§ **What the task requires**
Leave out the pictures and repeat exactly the lines between the one containing "Give me the matplotlib source for this chart." and the one containing "note_neutre = 5.55", inclusive.

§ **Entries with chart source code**
————————

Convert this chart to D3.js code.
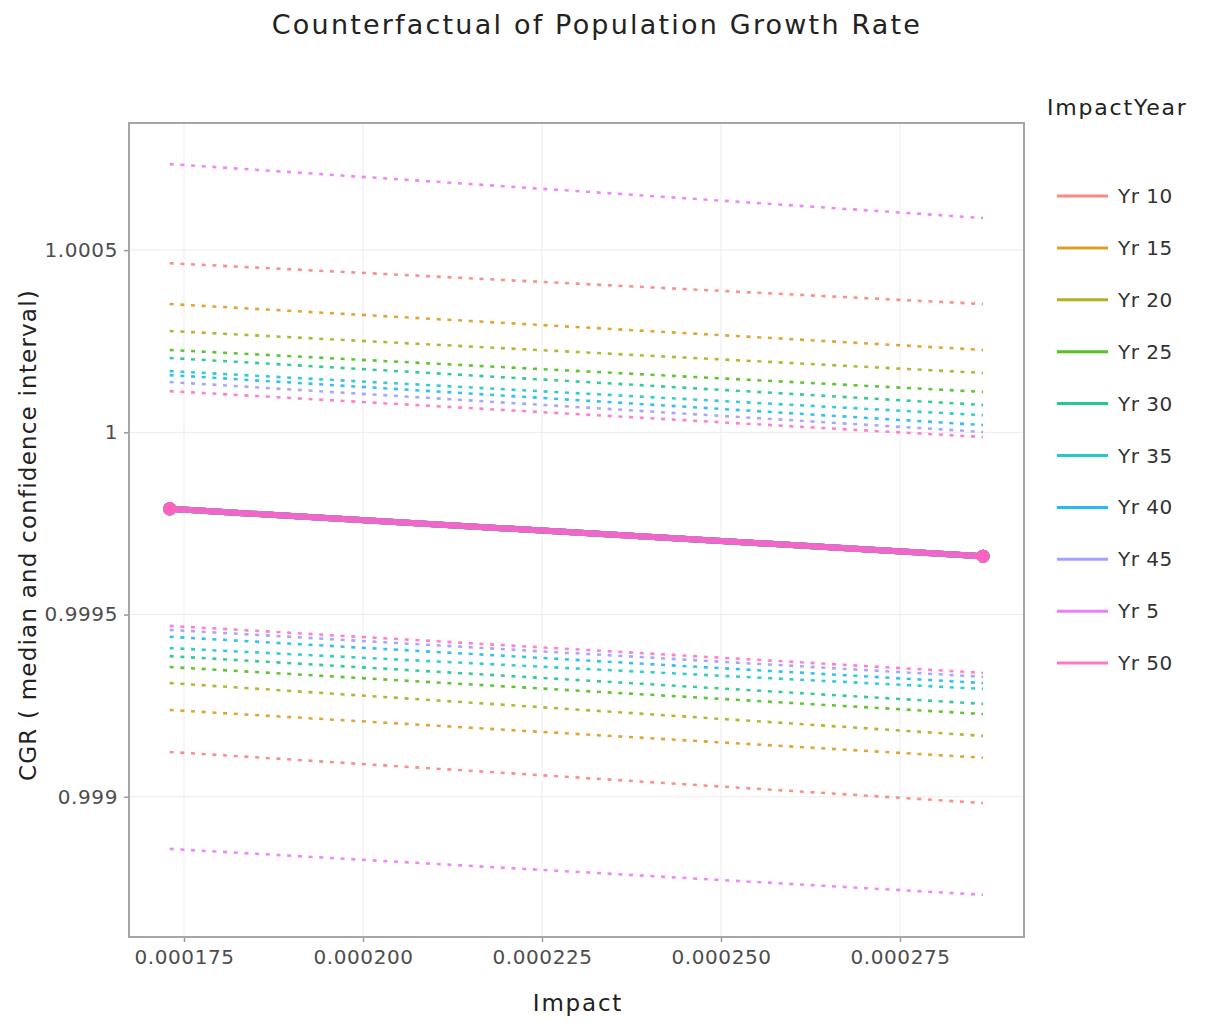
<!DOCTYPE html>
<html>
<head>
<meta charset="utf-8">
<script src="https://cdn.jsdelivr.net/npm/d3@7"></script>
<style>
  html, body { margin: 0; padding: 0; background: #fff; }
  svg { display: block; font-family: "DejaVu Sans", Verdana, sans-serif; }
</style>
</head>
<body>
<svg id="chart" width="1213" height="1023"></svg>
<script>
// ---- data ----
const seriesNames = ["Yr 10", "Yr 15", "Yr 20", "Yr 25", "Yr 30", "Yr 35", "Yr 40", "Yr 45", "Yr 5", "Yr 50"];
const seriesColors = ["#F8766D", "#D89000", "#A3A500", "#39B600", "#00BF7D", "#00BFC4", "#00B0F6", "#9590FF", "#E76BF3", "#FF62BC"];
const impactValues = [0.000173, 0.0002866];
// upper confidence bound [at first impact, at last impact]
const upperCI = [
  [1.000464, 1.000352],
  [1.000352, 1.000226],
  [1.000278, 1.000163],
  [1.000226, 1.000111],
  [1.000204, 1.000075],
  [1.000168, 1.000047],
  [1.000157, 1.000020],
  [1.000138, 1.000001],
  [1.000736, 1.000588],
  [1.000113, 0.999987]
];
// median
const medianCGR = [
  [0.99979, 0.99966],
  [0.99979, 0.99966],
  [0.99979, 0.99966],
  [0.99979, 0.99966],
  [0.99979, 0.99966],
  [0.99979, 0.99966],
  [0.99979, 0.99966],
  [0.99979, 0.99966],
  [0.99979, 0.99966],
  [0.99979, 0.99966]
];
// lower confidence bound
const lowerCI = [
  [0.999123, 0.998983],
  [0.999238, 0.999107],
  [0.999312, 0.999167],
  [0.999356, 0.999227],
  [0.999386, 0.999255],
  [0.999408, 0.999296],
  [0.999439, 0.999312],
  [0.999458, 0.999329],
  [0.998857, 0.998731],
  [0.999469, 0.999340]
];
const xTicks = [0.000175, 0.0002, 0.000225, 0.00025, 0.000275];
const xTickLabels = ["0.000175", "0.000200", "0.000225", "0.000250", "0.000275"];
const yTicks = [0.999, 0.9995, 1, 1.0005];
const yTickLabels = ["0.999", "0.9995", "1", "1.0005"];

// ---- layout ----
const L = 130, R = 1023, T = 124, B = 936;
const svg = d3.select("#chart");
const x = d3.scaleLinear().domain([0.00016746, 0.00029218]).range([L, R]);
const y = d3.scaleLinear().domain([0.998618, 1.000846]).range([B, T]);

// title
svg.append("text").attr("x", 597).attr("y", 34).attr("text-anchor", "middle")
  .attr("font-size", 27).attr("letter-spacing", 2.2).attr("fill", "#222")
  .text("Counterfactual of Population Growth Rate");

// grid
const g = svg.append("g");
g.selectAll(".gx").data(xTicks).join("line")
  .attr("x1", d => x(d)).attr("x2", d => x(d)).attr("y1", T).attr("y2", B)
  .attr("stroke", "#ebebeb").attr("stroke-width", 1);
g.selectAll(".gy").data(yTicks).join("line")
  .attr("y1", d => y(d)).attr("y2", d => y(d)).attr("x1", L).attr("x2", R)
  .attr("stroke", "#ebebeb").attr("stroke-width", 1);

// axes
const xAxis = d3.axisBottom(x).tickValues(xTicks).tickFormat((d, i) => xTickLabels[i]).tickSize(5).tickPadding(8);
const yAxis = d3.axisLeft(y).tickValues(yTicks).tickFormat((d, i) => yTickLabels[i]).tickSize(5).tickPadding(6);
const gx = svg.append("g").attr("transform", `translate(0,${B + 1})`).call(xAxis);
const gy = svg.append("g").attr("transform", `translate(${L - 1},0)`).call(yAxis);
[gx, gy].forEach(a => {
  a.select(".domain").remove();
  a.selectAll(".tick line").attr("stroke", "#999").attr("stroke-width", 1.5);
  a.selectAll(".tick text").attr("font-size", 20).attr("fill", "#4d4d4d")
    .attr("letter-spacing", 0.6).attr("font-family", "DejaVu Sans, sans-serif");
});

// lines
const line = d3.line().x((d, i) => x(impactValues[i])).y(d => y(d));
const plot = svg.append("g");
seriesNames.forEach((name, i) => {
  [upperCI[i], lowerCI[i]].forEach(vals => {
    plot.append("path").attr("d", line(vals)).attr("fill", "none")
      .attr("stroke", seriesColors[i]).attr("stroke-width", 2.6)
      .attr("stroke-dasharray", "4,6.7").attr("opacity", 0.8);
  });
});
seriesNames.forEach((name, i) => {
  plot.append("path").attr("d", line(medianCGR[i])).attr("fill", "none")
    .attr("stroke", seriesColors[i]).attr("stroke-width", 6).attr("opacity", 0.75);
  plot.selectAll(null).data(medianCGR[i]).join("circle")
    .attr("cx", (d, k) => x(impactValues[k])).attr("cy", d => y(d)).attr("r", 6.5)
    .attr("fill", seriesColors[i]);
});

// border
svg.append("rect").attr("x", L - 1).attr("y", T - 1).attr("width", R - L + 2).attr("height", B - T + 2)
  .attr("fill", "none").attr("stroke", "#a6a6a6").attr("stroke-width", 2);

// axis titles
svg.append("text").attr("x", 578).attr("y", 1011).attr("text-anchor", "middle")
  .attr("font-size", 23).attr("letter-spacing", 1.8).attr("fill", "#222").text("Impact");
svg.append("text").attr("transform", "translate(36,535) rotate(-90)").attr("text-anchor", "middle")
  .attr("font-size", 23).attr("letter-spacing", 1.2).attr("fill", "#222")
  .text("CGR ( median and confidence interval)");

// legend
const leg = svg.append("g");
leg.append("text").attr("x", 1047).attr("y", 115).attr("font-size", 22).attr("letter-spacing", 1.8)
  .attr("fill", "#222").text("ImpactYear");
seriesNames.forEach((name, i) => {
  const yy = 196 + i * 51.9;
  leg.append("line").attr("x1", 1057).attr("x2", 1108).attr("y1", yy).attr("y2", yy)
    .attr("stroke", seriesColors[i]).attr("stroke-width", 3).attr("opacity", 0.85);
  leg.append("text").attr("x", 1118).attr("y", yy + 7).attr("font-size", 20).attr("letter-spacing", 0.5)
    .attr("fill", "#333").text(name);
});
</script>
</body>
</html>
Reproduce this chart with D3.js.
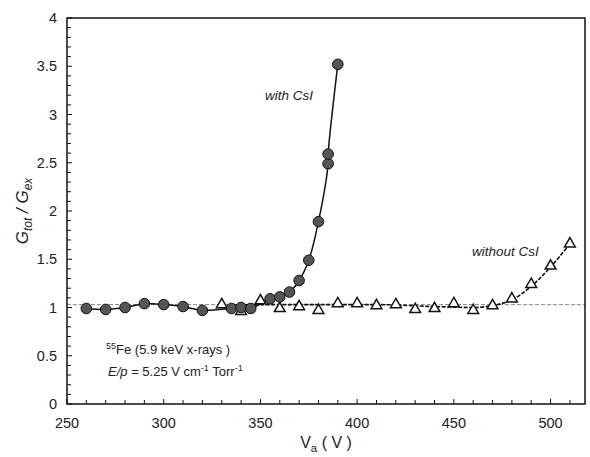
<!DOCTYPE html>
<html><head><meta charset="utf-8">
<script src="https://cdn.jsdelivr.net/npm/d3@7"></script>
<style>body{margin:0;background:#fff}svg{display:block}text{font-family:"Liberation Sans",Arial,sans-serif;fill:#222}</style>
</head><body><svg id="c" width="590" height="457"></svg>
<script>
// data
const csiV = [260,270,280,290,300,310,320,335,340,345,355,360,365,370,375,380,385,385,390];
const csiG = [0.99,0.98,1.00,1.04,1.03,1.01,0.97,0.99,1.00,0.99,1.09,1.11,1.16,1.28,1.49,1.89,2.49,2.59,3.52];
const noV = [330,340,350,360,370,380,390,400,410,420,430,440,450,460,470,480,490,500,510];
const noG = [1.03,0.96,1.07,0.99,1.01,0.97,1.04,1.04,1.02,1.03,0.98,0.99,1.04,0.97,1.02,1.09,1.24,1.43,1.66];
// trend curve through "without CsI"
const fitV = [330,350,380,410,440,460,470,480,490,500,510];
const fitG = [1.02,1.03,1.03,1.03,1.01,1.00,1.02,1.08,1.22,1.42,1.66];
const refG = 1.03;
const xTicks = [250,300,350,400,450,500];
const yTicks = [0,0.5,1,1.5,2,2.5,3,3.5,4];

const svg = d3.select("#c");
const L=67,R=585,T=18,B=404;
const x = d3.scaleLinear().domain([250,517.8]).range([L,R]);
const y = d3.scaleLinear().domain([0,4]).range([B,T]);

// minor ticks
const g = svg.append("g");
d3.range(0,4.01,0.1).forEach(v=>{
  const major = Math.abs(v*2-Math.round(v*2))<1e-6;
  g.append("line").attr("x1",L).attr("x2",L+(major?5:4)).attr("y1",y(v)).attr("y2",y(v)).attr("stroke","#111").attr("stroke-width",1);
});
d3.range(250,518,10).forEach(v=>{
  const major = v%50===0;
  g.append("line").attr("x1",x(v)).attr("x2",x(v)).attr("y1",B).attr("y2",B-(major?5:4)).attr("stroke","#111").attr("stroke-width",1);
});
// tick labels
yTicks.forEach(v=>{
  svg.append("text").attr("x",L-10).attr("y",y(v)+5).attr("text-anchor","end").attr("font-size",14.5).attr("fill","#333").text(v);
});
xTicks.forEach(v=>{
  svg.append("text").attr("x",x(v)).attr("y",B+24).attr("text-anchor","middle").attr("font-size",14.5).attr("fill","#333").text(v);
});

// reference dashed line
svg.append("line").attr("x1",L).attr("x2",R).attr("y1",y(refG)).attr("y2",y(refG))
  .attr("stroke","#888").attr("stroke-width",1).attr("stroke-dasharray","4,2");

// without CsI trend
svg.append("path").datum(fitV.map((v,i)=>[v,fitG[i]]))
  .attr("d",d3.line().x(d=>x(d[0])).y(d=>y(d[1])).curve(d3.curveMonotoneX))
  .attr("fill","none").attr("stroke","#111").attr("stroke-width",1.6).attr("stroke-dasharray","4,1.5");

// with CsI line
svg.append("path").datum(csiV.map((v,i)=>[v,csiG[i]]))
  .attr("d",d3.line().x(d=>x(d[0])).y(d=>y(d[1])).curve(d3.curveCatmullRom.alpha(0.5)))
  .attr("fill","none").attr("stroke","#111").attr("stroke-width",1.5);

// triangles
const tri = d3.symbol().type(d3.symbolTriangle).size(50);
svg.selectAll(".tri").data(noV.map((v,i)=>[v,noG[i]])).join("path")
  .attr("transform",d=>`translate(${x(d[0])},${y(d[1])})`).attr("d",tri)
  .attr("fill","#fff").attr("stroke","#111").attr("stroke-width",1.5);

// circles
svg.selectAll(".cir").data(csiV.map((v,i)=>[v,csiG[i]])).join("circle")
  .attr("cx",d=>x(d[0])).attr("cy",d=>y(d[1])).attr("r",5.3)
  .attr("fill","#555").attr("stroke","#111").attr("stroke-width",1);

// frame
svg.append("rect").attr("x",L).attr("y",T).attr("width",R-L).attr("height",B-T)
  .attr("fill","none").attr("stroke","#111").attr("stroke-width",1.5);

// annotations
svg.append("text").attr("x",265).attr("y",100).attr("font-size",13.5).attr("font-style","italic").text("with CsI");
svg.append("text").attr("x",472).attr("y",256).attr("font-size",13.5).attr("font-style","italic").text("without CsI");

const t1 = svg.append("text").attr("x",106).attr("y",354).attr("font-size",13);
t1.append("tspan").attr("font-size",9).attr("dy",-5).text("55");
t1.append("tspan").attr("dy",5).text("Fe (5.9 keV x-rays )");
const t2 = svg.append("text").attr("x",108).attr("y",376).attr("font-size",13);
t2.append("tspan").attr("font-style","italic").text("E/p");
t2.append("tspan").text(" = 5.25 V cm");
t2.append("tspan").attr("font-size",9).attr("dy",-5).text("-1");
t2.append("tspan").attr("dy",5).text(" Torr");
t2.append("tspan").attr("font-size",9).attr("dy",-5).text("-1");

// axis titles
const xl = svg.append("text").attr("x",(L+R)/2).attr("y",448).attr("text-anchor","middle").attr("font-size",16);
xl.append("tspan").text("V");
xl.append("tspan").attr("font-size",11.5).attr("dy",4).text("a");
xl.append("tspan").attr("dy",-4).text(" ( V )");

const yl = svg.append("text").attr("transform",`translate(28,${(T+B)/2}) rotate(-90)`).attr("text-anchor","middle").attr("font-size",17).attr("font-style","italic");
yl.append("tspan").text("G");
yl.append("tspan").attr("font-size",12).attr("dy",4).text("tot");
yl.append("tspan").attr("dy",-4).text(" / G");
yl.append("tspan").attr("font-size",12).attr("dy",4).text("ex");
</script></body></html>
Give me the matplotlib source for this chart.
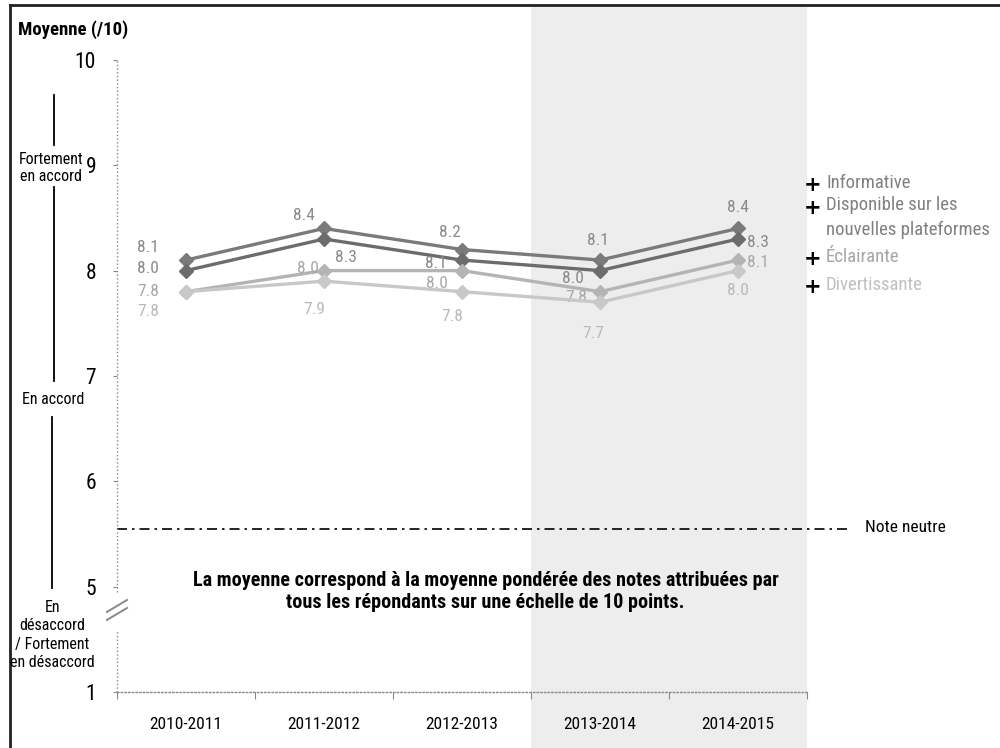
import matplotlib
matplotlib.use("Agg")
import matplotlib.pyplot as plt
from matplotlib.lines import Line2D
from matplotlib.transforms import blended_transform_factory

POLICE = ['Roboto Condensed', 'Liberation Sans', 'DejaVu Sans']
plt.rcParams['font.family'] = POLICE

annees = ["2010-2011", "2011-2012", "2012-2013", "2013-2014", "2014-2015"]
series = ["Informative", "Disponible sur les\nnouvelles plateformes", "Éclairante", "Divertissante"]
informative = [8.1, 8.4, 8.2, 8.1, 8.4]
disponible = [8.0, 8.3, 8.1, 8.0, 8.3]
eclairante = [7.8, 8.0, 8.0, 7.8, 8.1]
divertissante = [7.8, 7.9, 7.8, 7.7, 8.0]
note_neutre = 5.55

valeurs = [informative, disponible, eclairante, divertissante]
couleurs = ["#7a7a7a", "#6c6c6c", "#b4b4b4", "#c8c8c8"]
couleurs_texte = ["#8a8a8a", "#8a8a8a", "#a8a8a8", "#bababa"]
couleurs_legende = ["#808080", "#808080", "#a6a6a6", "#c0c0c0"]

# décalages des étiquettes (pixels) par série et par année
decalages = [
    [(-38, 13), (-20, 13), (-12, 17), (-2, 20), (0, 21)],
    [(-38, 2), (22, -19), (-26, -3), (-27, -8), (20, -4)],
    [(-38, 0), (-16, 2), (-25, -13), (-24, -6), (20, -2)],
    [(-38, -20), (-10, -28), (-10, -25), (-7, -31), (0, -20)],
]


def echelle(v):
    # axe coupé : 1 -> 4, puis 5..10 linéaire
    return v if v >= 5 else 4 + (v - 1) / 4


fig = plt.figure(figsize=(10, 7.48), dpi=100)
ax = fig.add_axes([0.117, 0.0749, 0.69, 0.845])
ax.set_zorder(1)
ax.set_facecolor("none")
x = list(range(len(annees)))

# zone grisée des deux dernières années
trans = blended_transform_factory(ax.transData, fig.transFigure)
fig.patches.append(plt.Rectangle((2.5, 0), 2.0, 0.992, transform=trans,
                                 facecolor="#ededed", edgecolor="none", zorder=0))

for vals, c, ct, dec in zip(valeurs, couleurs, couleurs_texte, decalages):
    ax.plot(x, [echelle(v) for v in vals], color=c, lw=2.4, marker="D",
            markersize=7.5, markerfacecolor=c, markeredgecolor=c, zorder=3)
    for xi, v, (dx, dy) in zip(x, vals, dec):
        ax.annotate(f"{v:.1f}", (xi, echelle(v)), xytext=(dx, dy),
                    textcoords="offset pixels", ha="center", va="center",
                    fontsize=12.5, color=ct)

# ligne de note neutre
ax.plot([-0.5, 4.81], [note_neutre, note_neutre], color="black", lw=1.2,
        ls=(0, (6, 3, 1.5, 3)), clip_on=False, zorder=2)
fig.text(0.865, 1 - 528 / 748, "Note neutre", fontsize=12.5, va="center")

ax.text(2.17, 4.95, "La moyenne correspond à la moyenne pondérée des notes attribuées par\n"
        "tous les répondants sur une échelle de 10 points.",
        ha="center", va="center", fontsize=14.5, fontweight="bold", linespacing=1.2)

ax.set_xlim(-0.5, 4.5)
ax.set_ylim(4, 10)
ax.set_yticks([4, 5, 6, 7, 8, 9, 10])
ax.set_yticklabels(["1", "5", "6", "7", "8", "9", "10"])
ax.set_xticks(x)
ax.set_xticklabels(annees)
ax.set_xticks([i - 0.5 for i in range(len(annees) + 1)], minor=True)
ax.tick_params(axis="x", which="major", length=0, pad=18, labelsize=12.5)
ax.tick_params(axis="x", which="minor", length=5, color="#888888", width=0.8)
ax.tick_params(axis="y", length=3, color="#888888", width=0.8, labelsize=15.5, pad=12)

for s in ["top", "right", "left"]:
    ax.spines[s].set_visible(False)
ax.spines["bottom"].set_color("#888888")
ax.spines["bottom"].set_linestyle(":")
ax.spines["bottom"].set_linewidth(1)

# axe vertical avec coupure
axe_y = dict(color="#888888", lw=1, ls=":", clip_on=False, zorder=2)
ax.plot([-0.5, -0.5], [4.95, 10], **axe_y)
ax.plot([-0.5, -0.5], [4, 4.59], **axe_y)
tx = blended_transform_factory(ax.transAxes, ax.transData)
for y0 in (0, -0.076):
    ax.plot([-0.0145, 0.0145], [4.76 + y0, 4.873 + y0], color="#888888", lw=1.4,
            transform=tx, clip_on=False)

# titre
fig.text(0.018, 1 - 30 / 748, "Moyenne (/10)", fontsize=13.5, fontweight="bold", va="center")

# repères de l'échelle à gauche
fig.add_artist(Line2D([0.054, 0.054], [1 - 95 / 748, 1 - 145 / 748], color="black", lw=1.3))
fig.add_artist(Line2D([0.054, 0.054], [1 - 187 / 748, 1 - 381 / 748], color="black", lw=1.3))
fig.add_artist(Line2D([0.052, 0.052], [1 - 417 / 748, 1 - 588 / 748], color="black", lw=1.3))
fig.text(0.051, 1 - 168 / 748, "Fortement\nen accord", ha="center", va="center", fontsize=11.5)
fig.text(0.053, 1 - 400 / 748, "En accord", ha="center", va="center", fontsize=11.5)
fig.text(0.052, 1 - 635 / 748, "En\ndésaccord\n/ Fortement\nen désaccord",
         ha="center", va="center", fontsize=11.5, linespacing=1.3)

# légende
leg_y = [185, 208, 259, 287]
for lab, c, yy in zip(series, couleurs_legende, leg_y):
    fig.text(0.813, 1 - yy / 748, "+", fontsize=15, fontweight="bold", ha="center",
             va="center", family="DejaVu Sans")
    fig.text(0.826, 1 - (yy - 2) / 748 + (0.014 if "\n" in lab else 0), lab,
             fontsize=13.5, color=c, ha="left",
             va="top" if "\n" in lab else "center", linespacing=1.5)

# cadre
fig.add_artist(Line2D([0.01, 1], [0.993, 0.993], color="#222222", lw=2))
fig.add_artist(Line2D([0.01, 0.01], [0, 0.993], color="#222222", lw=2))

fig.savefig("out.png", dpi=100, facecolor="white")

————————

§ **Exercise output**
Give me the matplotlib source for this chart.
import matplotlib
matplotlib.use("Agg")
import matplotlib.pyplot as plt
from matplotlib.lines import Line2D
from matplotlib.transforms import blended_transform_factory

POLICE = ['Roboto Condensed', 'Liberation Sans', 'DejaVu Sans']
plt.rcParams['font.family'] = POLICE

annees = ["2010-2011", "2011-2012", "2012-2013", "2013-2014", "2014-2015"]
series = ["Informative", "Disponible sur les\nnouvelles plateformes", "Éclairante", "Divertissante"]
informative = [8.1, 8.4, 8.2, 8.1, 8.4]
disponible = [8.0, 8.3, 8.1, 8.0, 8.3]
eclairante = [7.8, 8.0, 8.0, 7.8, 8.1]
divertissante = [7.8, 7.9, 7.8, 7.7, 8.0]
note_neutre = 5.55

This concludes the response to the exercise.